**PROBLEM DETAILS**
Return the data exactly, with all pictures removed.

>> start SOURCE MATERIAL

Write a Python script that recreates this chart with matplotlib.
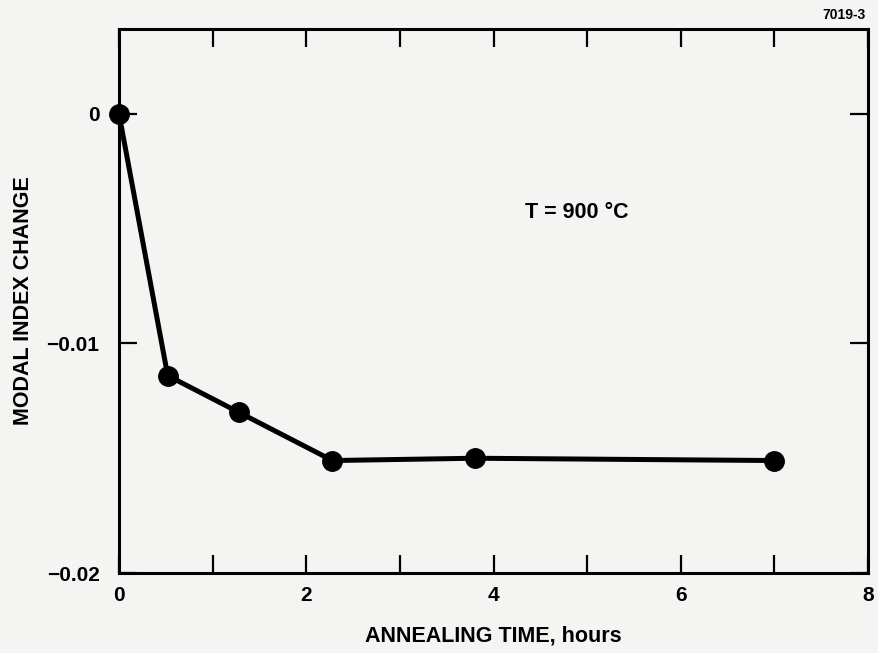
import matplotlib
matplotlib.use("Agg")
import matplotlib.pyplot as plt
import numpy as np

# data
time_hours = [0.0, 0.52, 1.28, 2.28, 3.8, 7.0]
index_change = [0.0, -0.0114, -0.0130, -0.0151, -0.0150, -0.0151]

x_ticks = [0, 1, 2, 3, 4, 5, 6, 7, 8]
x_labels = ["0", "", "2", "", "4", "", "6", "", "8"]
y_ticks = [0.0, -0.01, -0.02]
y_labels = ["0", "\u22120.01", "\u22120.02"]

plt.rcParams["font.family"] = ["Liberation Sans", "DejaVu Sans"]
plt.rcParams["font.weight"] = "bold"

bg = "#f4f4f2"
fig = plt.figure(figsize=(8.79, 6.53), dpi=100, facecolor=bg)
ax = fig.add_axes([0.1354, 0.1225, 0.8521, 0.8331], facecolor=bg)

ax.plot(time_hours, index_change, color="black", lw=3.6,
        marker="o", markersize=14, clip_on=False, zorder=5)

ax.set_xlim(0, 8)
ax.set_ylim(-0.02, 0.0037)

ax.set_xticks(x_ticks)
ax.set_xticklabels(x_labels)
ax.set_yticks(y_ticks)
ax.set_yticklabels(y_labels)

ax.tick_params(axis="both", direction="in", length=13, width=1.6,
               top=True, right=True, labelsize=15, color="black")
ax.tick_params(axis="y", pad=14)
ax.tick_params(axis="x", pad=9)

for sp in ax.spines.values():
    sp.set_linewidth(2.2)

ax.set_xlabel("ANNEALING TIME, hours", fontsize=15.5, fontweight="bold", labelpad=15)
ax.set_ylabel("MODAL INDEX CHANGE", fontsize=15.5, fontweight="bold", labelpad=9)

ax.text(4.34, -0.0043, "T = 900 \u00b0C", fontsize=15.5, fontweight="bold",
        va="center", ha="left")
fig.text(0.985, 0.977, "7019-3", fontsize=10, fontweight="bold",
         ha="right", va="center")

fig.savefig("out.png", dpi=100, facecolor=bg)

>> end SOURCE MATERIAL

**TASK ANSWER**
Write a Python script that recreates this chart with matplotlib.
import matplotlib
matplotlib.use("Agg")
import matplotlib.pyplot as plt
import numpy as np

# data
time_hours = [0.0, 0.52, 1.28, 2.28, 3.8, 7.0]
index_change = [0.0, -0.0114, -0.0130, -0.0151, -0.0150, -0.0151]

x_ticks = [0, 1, 2, 3, 4, 5, 6, 7, 8]
x_labels = ["0", "", "2", "", "4", "", "6", "", "8"]
y_ticks = [0.0, -0.01, -0.02]
y_labels = ["0", "\u22120.01", "\u22120.02"]

plt.rcParams["font.family"] = ["Liberation Sans", "DejaVu Sans"]
plt.rcParams["font.weight"] = "bold"

bg = "#f4f4f2"
fig = plt.figure(figsize=(8.79, 6.53), dpi=100, facecolor=bg)
ax = fig.add_axes([0.1354, 0.1225, 0.8521, 0.8331], facecolor=bg)

ax.plot(time_hours, index_change, color="black", lw=3.6,
        marker="o", markersize=14, clip_on=False, zorder=5)

ax.set_xlim(0, 8)
ax.set_ylim(-0.02, 0.0037)

ax.set_xticks(x_ticks)
ax.set_xticklabels(x_labels)
ax.set_yticks(y_ticks)
ax.set_yticklabels(y_labels)

ax.tick_params(axis="both", direction="in", length=13, width=1.6,
               top=True, right=True, labelsize=15, color="black")
ax.tick_params(axis="y", pad=14)
ax.tick_params(axis="x", pad=9)

for sp in ax.spines.values():
    sp.set_linewidth(2.2)

ax.set_xlabel("ANNEALING TIME, hours", fontsize=15.5, fontweight="bold", labelpad=15)
ax.set_ylabel("MODAL INDEX CHANGE", fontsize=15.5, fontweight="bold", labelpad=9)

ax.text(4.34, -0.0043, "T = 900 \u00b0C", fontsize=15.5, fontweight="bold",
        va="center", ha="left")
fig.text(0.985, 0.977, "7019-3", fontsize=10, fontweight="bold",
         ha="right", va="center")

fig.savefig("out.png", dpi=100, facecolor=bg)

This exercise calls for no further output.